Having been to China as recently as last year, I think anyone who predicts China meeting or surpassing the wealth of the United States or Europe anytime in the next 50-100 years needs to get their head out of the books and go take a look. China is like a million square-mile Tijuana. It is poverty-stricken, dirty, shoddy, and crowded. If you go into the countryside there are scores of people who live the same as they did 300 years ago, except for a counterfeit Nike shirt and a baseball cap perhaps. The only way for China to become a wealthy nation will be for the billion or so Chinese people to do it for themselves, because there are just so many Chinese people, and they are so poor, that any concentrated government-led effort would never address the magnitude of the task that is making China rich.
THE BUGGY RESPONSE:
Thanks for the first-hand comments, Mr Silliker. They are matched by what others encounter, provided they travel in places other than Hong Kong, the coastal booming cities of the southern coast, and Beijing.

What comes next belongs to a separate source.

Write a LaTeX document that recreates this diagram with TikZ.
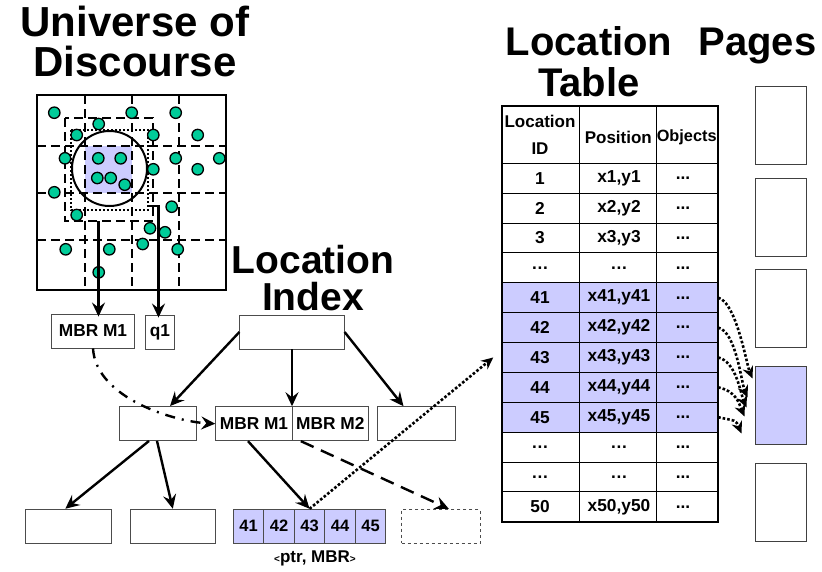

More generally, for all the big epochal changes under way since 1978, they add up, it seems, to a very lopsided growth record. A few regions have flourished, most haven't; the countryside where over a third of the population still finds a livelihood has been badly neglected since the early 1980s; huge inequalities in income across social classes have occurred; unemployment is probably around 20%; the state-dominated enterprises in the northern rust-belt continue to gobble up Chinese savings, funneled by bad-debt ridden state banks, to stave off bankruptcy; the environment has suffered badly; and no social security safety net looks like emerging soon. Probably about half the Chinese population has gained, on balance, from the changes since 1978; and the other half either hasn't and been hurt. In the process, as the buggy article tries to show, the CP has transformed itself into a self-serving engine of corruption and wealth-grabbing on a vast scale, all the while clinging to its power and prestige as social tensions mount and political alienation proceeds apace.